Harris zła, Trump jeszcze gorszy
Według „Die Welt” zarówno USA, jak i reszta świata są wyczerpane ostatnimi miesiącami kampanii prezydenckiej. Ponadto wielu nie życzy sobie ani Harris, ani Trumpa jako prezydenta Stanów Zjednoczonych – dodano.
Niemiecki dziennik podkreślił, że żaden z kandydatów na prezydenta USA nie wydaje się „prawdziwym transatlantystą”. „Mało kto zaangażowany w kwestie bezpieczeństwa w Europie nadal żywi złudzenie, że wielki brat USA stanie w obronie Zachodu w przyszłych kryzysach i wojnach tak niezawodnie, jak w poprzednich dekadach” – czytamy w niedzielnym artykule „Die Welt”.Zaznaczono w nim, że brakuje też najistotniejszych założeń w polityce zagranicznej, które są kluczowe dla Europy. „U Harris pozostaje to niejasne. A na Trumpie nie można polegać, nawet w najbardziej fundamentalnych kwestiach polityki bezpieczeństwa. To, co obowiązuje dziś, może być inne jutro” – uważa gazeta.
Wybór Kamali Harris "mniejszym złem"
Zdaniem dziennika sytuacja geopolityczna zmieniła się dramatycznie w ostatnim czasie, m.in. poprzez wojnę w Ukrainie czy na Bliskim Wschodzie. „Nikt nie wie, komu gardzący wartościami Trump poda jutro rękę. Kraj wolności byłby rządzony przez człowieka, który nie tylko zdradza własną konstytucję, ale także nazywa przyjaciół +nie-wolności+ swoimi przyjaciółmi” – podkreśla "Die Welt". Dlatego - dodaje - wybór kandydatki Demokratów byłby „mniejszym złem”. „Wybór mniejszego zła rzadko jest dobrym rozwiązaniem. Ale ryzyko związane z Trumpem jest zbyt duże dla świata” – podsumowuej gazeta.
Niemcy mogą potrzebować punktu zwrotnego
"Spiegel” ocenił z kolei, że problemem dla Niemiec nie jest ewentualny wybór Trumpa na prezydenta USA, ale rządy kanclerza RFN Olafa Scholza. „Kanclerz miał mnóstwo czasu, by przygotować się na ewentualną prezydenturę Trumpa.
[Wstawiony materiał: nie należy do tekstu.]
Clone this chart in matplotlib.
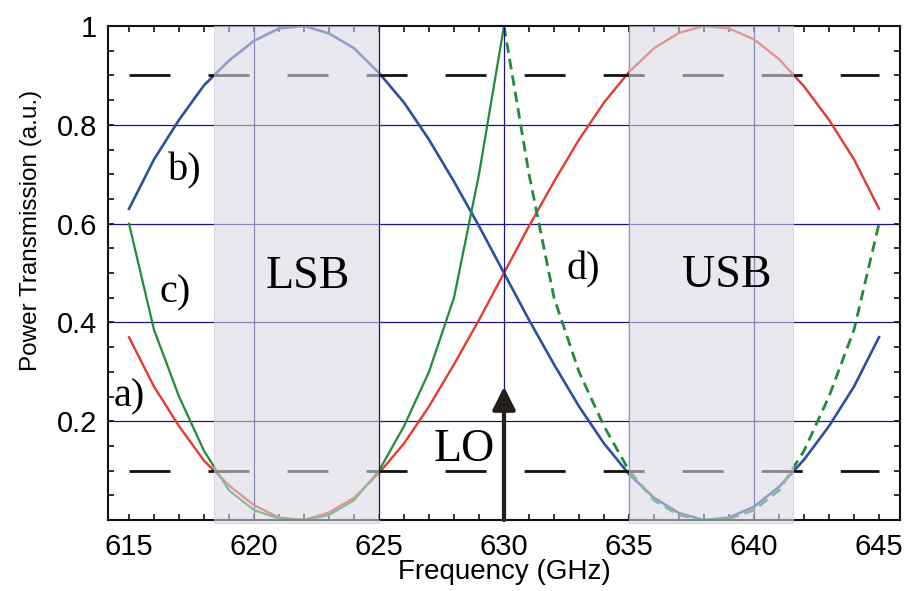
import matplotlib
matplotlib.use("Agg")
import matplotlib.pyplot as plt
from matplotlib.ticker import MultipleLocator

plt.rcParams['font.family'] = ['Liberation Sans', 'DejaVu Sans']

# values, 1 GHz steps
freq = list(range(615, 646))
blue_b = [0.63, 0.73, 0.81, 0.88, 0.93, 0.97, 0.995, 1.0, 0.985, 0.955, 0.905,
          0.845, 0.77, 0.685, 0.595, 0.50, 0.405, 0.315, 0.23, 0.155, 0.093,
          0.045, 0.014, 0.0, 0.005, 0.027, 0.067, 0.122, 0.19, 0.27, 0.37]
red_a = [0.37, 0.27, 0.19, 0.12, 0.07, 0.03, 0.005, 0.0, 0.015, 0.045, 0.095,
         0.155, 0.23, 0.315, 0.405, 0.50, 0.595, 0.685, 0.77, 0.845, 0.907,
         0.955, 0.986, 1.0, 0.995, 0.973, 0.933, 0.878, 0.81, 0.73, 0.63]
freq_c = list(range(615, 631))
green_c = [0.60, 0.385, 0.25, 0.14, 0.06, 0.02, 0.003, 0.0, 0.01, 0.04, 0.10,
           0.19, 0.30, 0.45, 0.70, 1.00]
freq_d = list(range(630, 646))
green_d = [1.00, 0.70, 0.45, 0.30, 0.19, 0.10, 0.04, 0.01, 0.0, 0.003, 0.02,
           0.06, 0.14, 0.25, 0.385, 0.60]

levels = [0.1, 0.9]
level_span = [615, 645]
lsb = (618.4, 625)
usb = (635, 641.56)
lo_freq = 630
lo_top = 0.27

yticks = [0.2, 0.4, 0.6, 0.8, 1.0]
ylabels = ['0.2', '0.4', '0.6', '0.8', '1']
xticks = [615, 620, 625, 630, 635, 640, 645]

navy = '#1C1678'

fig = plt.figure(figsize=(9.1, 5.91), dpi=100)
ax = fig.add_axes([0.1187, 0.1201, 0.8703, 0.8359])

# grid lines
for y in yticks[:-1]:
    ax.axhline(y, color=navy, lw=0.9, zorder=1)
for x in [620, 635, 640]:
    ax.axvline(x, color=navy, lw=0.9, zorder=1)
for x in [625, 630]:
    ax.axvline(x, color=navy, lw=0.9, zorder=4)

ax.plot(freq, blue_b, color='#2E4FA0', lw=1.9, zorder=2)
ax.plot(freq, red_a, color='#E53A2E', lw=1.7, zorder=2)
ax.plot(freq_c, green_c, color='#1E8C3A', lw=1.6, zorder=2)
ax.plot(freq_d, green_d, color='#1E8C3A', lw=2.0, dashes=(3.8, 2.2), zorder=2)

for lv in levels:
    ax.plot(level_span, [lv, lv], color='#111111', lw=2, dashes=(14.75, 13.7),
            zorder=2.2)

# shaded sideband windows
for lo, hi in [lsb, usb]:
    ax.axvspan(lo, hi, ymin=-0.006, ymax=1.0, facecolor='#DBD9E4', alpha=0.58,
               edgecolor='#C8C6DE', lw=0.8, zorder=3, clip_on=False)

ax.annotate('', xy=(lo_freq, lo_top), xytext=(lo_freq, 0),
            arrowprops=dict(arrowstyle='-|>,head_length=0.7,head_width=0.35',
                            mutation_scale=20, lw=3, color='#231F1C',
                            shrinkA=0, shrinkB=0), zorder=5)

serif = dict(family='Liberation Serif', ha='center', va='baseline', zorder=6)
ax.text(615.0, 0.230, 'a)', fontsize=29, **serif)
ax.text(617.24, 0.687, 'b)', fontsize=29, **serif)
ax.text(616.84, 0.44, 'c)', fontsize=29, **serif)
ax.text(633.16, 0.487, 'd)', fontsize=29, **serif)
ax.text(622.16, 0.469, 'LSB', fontsize=33, **serif)
ax.text(638.92, 0.471, 'USB', fontsize=33, **serif)
ax.text(628.4, 0.119, 'LO', fontsize=33, **serif)

ax.set_xlim(614.16, 645.84)
ax.set_ylim(0, 1.0)
ax.set_xticks(xticks)
ax.set_xticklabels([str(t) for t in xticks])
ax.set_yticks(yticks)
ax.set_yticklabels(ylabels)
ax.xaxis.set_minor_locator(MultipleLocator(1))
ax.yaxis.set_minor_locator(MultipleLocator(0.05))
ax.tick_params(which='both', direction='in', top=True, right=True,
               length=4.5, width=1.2, color='#111111')
ax.tick_params(axis='x', which='major', labelsize=21, pad=9)
ax.tick_params(axis='y', which='major', labelsize=21, pad=8)
for s in ax.spines.values():
    s.set_linewidth(1.5)
    s.set_color('#111111')

ax.set_xlabel('Frequency (GHz)', fontsize=20)
ax.xaxis.set_label_coords(0.5, -0.079)
ax.set_ylabel('Power Transmission (a.u.)', fontsize=17.5)
ax.yaxis.set_label_coords(-0.083, 0.586)

fig.savefig('out.png', dpi=100)
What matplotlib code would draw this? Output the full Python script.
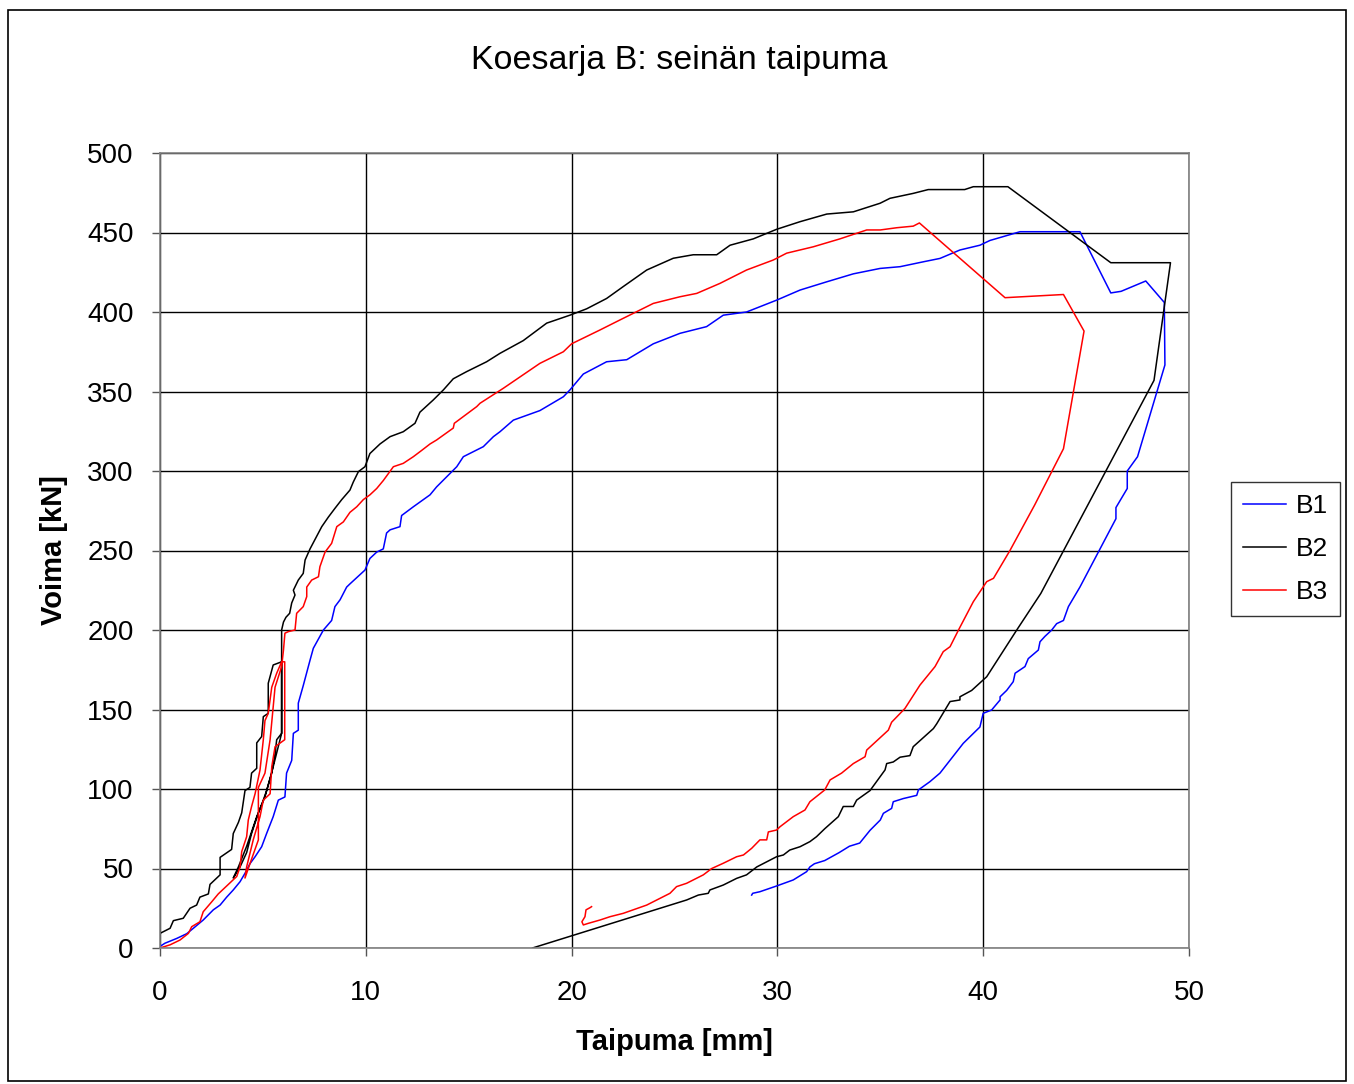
import matplotlib
matplotlib.use("Agg")
import matplotlib.pyplot as plt
from matplotlib.patches import Rectangle

plt.rcParams['font.family'] = ['Liberation Sans', 'DejaVu Sans']

# ---- data ----
b1_x = [0, 0.24, 0.81, 1.3, 1.62, 2.1, 2.59, 2.92, 3.24, 3.56, 3.89, 4.13, 4.37, 4.62, 4.94, 5.18, 5.5, 5.75,
        6.07, 6.15, 6.4, 6.48, 6.72, 6.72, 6.96, 7.29, 7.45, 7.94, 8.34, 8.5, 8.75, 9.07, 9.23, 9.96, 10.2, 10.53,
        10.85, 11.01, 11.18, 11.66, 11.74, 12.31, 13.12, 13.44, 14.42, 14.74, 15.71, 16.2, 16.52, 17.17, 18.46,
        19.6, 19.92, 20.57, 21.7, 22.68, 23.97, 25.27, 26.56, 27.37, 28.5, 29.97, 31.1, 32.4, 33.69, 34.99, 35.96,
        37.1, 37.9, 38.87, 39.84, 40.33, 41.79, 44.7, 46.2, 46.7, 47.9, 48.8, 48.83, 47.5, 47.0, 47.0, 46.45,
        46.45, 44.7, 44.14, 43.9, 43.57, 43.33, 43.0, 42.76, 42.68, 42.19, 42.03, 41.55, 41.46, 41.14, 40.82,
        40.82, 40.41, 40.0, 39.84, 39.03, 37.9, 37.41, 36.85, 36.77, 36.12, 35.63, 35.55, 35.15, 35.0, 34.5,
        34.0, 33.5, 33.0, 32.3, 31.8, 31.58, 31.42, 30.77, 29.96, 29.15, 28.8, 28.75]
b1_y = [1, 3, 6, 9, 12.4, 17.6, 24, 27, 32, 36.5, 41.7, 47, 53, 57.4, 63.7, 72, 82.6, 93,
        95, 110, 118, 135, 137, 154, 165, 181, 188.5, 200, 206, 214.7, 219, 227, 229, 237.7, 245, 249,
        251, 261, 263, 265, 272, 277.5, 285, 290, 302.7, 309, 315.3, 321.6, 324.7, 332, 338,
        346.7, 351, 361, 368.7, 370, 380, 386.6, 390.8, 398, 400, 407.5, 413.8, 419, 424, 427.4, 428.5,
        431.6, 433.7, 439, 442, 445, 450.5, 450.5, 412, 413, 419.5, 406, 366.7, 309, 300, 289, 277,
        270, 227, 214.7, 206, 204, 200, 196, 192.6, 187.4, 182, 177, 172.8, 167.5, 162, 158,
        156, 149.7, 147.6, 139, 128.7, 110, 104.6, 99.4, 96, 94, 92, 87.8, 84.7, 80.5, 74,
        66, 64, 60, 55, 53, 51, 48, 42.8, 39, 35.4, 34.4, 33.3]

b2_x = [0, 0.49, 0.65, 1.13, 1.46, 1.78, 1.94, 2.35, 2.43, 2.92, 2.92, 3.48, 3.56, 3.81, 3.97, 4.13, 4.37,
        4.45, 4.7, 4.7, 4.94, 5.02, 5.26, 5.26, 5.5, 5.91,
        5.91, 5.67, 5.59, 5.43, 5.18, 5.02, 4.78, 4.45, 4.21, 3.89, 3.56,
        3.81, 4.21, 4.7, 5.1, 5.5, 5.83, 5.91, 5.91,
        6.0, 6.12, 6.3, 6.4, 6.56, 6.48, 6.72, 6.96, 7.05, 7.29, 7.7, 7.86, 8.18, 8.5, 8.83, 9.23, 9.39, 9.64,
        9.96, 10.2, 10.69, 11.18, 11.82, 12.39, 12.63, 13.28, 13.77, 14.25, 14.9, 15.87, 16.52, 17.65, 18.79,
        19.92, 20.73, 21.7, 22.51, 23.65, 24.94, 25.91, 27.05, 27.7, 28.83, 29.96, 31.1, 32.4, 33.69, 34.99,
        35.47, 36.6, 37.33, 39.1, 39.52, 41.2, 46.2, 49.1, 48.3, 42.8, 41.63, 40.17, 39.44, 38.87, 38.87,
        38.39, 37.74, 37.58, 36.6, 36.44, 35.96, 35.63, 35.31, 35.23, 34.5, 33.85, 33.69, 33.2, 32.96, 32.3,
        31.9, 31.58, 31.1, 30.6, 30.29, 29.96, 29.0, 28.5, 28.02, 27.37, 26.72, 26.64, 26.16, 25.59, 18.1]
b2_y = [9.2, 12.4, 17.2, 18.7, 25, 27, 32, 34, 40, 46, 57, 62, 72, 79, 85, 99, 101,
        110, 113, 129, 133, 145.5, 147.6, 166.5, 178, 180,
        135, 131, 122, 110, 99, 93, 85, 72, 60, 51, 44,
        51, 64, 82.6, 95, 114, 131, 135, 200,
        205, 208, 210.5, 217, 222, 225, 231.4, 235.6, 244, 251, 261, 265, 271, 276.5, 282, 288, 293, 299.6,
        302.7, 311, 317, 321.6, 324.7, 330, 337, 344.7, 351, 358, 362.5, 368.7, 374, 382, 393,
        398, 402, 408.5, 416, 426.4, 433.8, 436, 436, 442, 446, 452, 456.8, 461.6, 463, 468.4,
        471.5, 474.6, 477, 477, 478.8, 478.8, 431, 431, 357, 223, 200, 170.6, 162, 158, 156,
        155, 141, 138, 126.6, 121, 120, 117, 116, 112, 99, 93, 89, 89, 82.6, 75,
        70, 66.9, 63.7, 61.6, 58.5, 57.4, 51, 46, 43.8, 39.6, 36.5, 34.4, 33.3, 30.2, 0]

b3_x = [0, 0.49, 0.97, 1.38, 1.54, 1.94, 2.1, 2.51, 2.83, 3.32, 3.73, 3.89, 3.97, 4.21, 4.29, 4.45, 4.62,
        4.86, 5.02, 5.1, 5.26, 5.43, 5.67, 5.91, 6.06, 6.06, 5.59, 5.43, 5.35, 5.02, 4.86, 4.53, 4.37, 4.21,
        4.13, 4.37, 4.78, 4.78, 5.1, 5.35, 5.59, 5.91, 6.0, 6.07, 6.24, 6.56, 6.64, 6.96, 7.13, 7.13, 7.37,
        7.7, 7.77, 8.02, 8.34, 8.59, 8.91, 9.07, 9.23, 9.56, 9.88, 10.2, 10.53, 10.85, 11.34, 11.82, 12.31,
        12.72, 13.12, 13.44, 14.25, 14.3, 15.39, 15.55, 16.68, 18.46, 19.6, 20.0, 21.38, 22.35, 23.97, 25.27,
        26.08, 27.21, 28.5, 29.8, 30.45, 31.74, 33.04, 34.34, 35.0, 35.8, 36.6, 36.9, 41.06, 43.9, 44.9,
        43.9, 42.5, 41.3, 40.5, 40.17, 39.52, 38.8, 38.39, 38.06, 37.66, 36.93, 36.2, 35.55, 35.39, 34.34,
        34.26, 33.69, 33.12, 32.56, 32.3, 31.58, 31.34, 30.77, 30.13, 29.96, 29.56, 29.48, 29.15, 28.75,
        28.35, 28.02, 27.37, 26.81, 26.4, 25.59, 25.1, 24.78, 23.65, 22.51, 21.87, 21.38, 20.81, 20.57,
        20.5, 20.65, 20.7, 20.9, 20.97]
b3_y = [0, 2, 5, 9.2, 13.4, 16.5, 22.8, 29, 34, 40, 45, 51, 60.6, 70, 80.5, 89, 97,
        112, 131, 143, 147.6, 164, 172.8, 180, 180, 131, 126.6, 114, 97, 93, 82.6, 68, 59.6, 51,
        44, 53, 68, 101, 110, 131, 164, 177, 187.4, 198, 199, 200, 210.5, 214.7, 221, 227, 231.4,
        233.5, 239.8, 249, 254.5, 265, 268, 271, 274, 277.5, 282, 285, 289, 294, 302.7, 304.8, 309,
        313, 317, 319.5, 327, 330, 340.5, 342.6, 352, 367.7, 375, 380, 388.7, 395, 405.4, 409.6,
        411.7, 418, 426.4, 432.7, 437, 441, 446, 451.6, 451.6, 453, 454, 456, 409, 411, 388,
        314, 278.6, 250, 232.5, 230.4, 217.8, 200, 189.5, 186.4, 177, 165.4, 150.7, 142, 137, 124.5,
        120.3, 116, 110, 105.7, 99.4, 92, 86.8, 82.6, 76.3, 74.2, 73, 68, 68, 62.7,
        58.5, 57.4, 53.3, 50, 46, 40.7, 38.6, 34.4, 27, 21.8, 19.7, 17.6, 15.5, 14.5,
        16.5, 19.7, 24, 25.4, 26]

series_names = ["B1", "B2", "B3"]
series_colors = ["#0000FF", "#000000", "#FF0000"]

x_ticks = [0, 10, 20, 30, 40, 50]
y_ticks = [0, 50, 100, 150, 200, 250, 300, 350, 400, 450, 500]

title = "Koesarja B: seinän taipuma"
x_label = "Taipuma [mm]"
y_label = "Voima [kN]"

# ---- figure ----
W, H = 1354, 1084
fig = plt.figure(figsize=(W / 100, H / 100), dpi=100)
fig.patch.set_facecolor("white")
fig.patches.append(Rectangle((8 / W, 3 / H), (1346 - 8) / W, (1076 - 5) / H,
                             transform=fig.transFigure, fill=False,
                             edgecolor="black", linewidth=1.2))

ax = fig.add_axes([160 / W, 1 - 948 / H, (1189 - 160) / W, (948 - 153) / H])

for xs, ys, name, col in zip([b1_x, b2_x, b3_x], [b1_y, b2_y, b3_y], series_names, series_colors):
    ax.plot(xs, ys, color=col, linewidth=1.1, label=name)

ax.set_xlim(0, 50)
ax.set_ylim(0, 500)
ax.set_xticks(x_ticks)
ax.set_yticks(y_ticks)
ax.tick_params(axis="both", labelsize=20, length=6, width=1, direction="out", color="#555555")
ax.tick_params(axis="y", pad=13)
ax.tick_params(axis="x", pad=17)
ax.grid(True, color="black", linewidth=1.0)
ax.set_axisbelow(True)
for s in ax.spines.values():
    s.set_color("#808080")
    s.set_linewidth(1.2)

ax.set_xlabel(x_label, fontsize=21, fontweight="bold", labelpad=16)
ax.set_ylabel(y_label, fontsize=21, fontweight="bold", labelpad=14)
fig.text(679 / W, 1 - 61 / H, title, fontsize=24.5, ha="center", va="center")

leg = ax.legend(loc="center left", bbox_to_anchor=(1231 / W, 1 - 549 / H),
                bbox_transform=fig.transFigure, fontsize=19, frameon=True,
                fancybox=False, edgecolor="black", handlelength=1.65,
                handletextpad=0.35, borderpad=0.45, labelspacing=0.72, borderaxespad=0)
leg.get_frame().set_linewidth(1.0)

fig.savefig("out.png", dpi=100, facecolor="white")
Nie wykorzystał go. Jeśli Republikanin zostanie wybrany, Niemcy również będą potrzebować punktu zwrotnego” – skomentował w niedzielę tygodnik. Skrytykował Scholza za jego „politykę kanclerza pokoju” i niewystarczające starania w skoordynowaniu działań z innymi partnerami w Europie przeciwko Rosji, aby nieco bardziej uniezależnić się od wyniku wyborów prezydenckich w USA.
Tygodnik odniósł się także do żądań lidera FDP, ministra finansów Niemiec Christiana Lindnera. W dokumencie wezwał on koalicją rządową do „zwrotu gospodarczego” wraz z „fundamentalną rewizją niektórych kluczowych decyzji politycznych”. Lindner domaga się m.in. obniżki podatków oraz przesunięcia celów klimatycznych na 2025 r. Propozycje ministra finansów są częściowo sprzeczne z umową koalicyjną rządu SPD, FDP i Zielonych. „Można mieć tylko nadzieję, że dokument (…), który Lindner upublicznił pod koniec tygodnia, będzie zwiastunem ostatecznego zerwania unii, która od dawna trzyma się razem tylko dzięki strachowi przed wyborcami” – ocenił „Spiegel”. Według tygodnika wprawdzie Niemcy widziały już wiele dysfunkcyjnych koalicji, ale rzadko kiedy wcześniej kraj ten tak desperacko potrzebował sprawnego rządu.
„W tym świetle wybór Trumpa nie byłby sygnałem do zjednoczenia się - ta koalicja najwyraźniej nie ma już siły. Zamiast tego byłaby to okazja dla Niemiec do wybrania rządu, który działałby z powagą odpowiadającą sytuacji” – podkreślił "Spiegel”.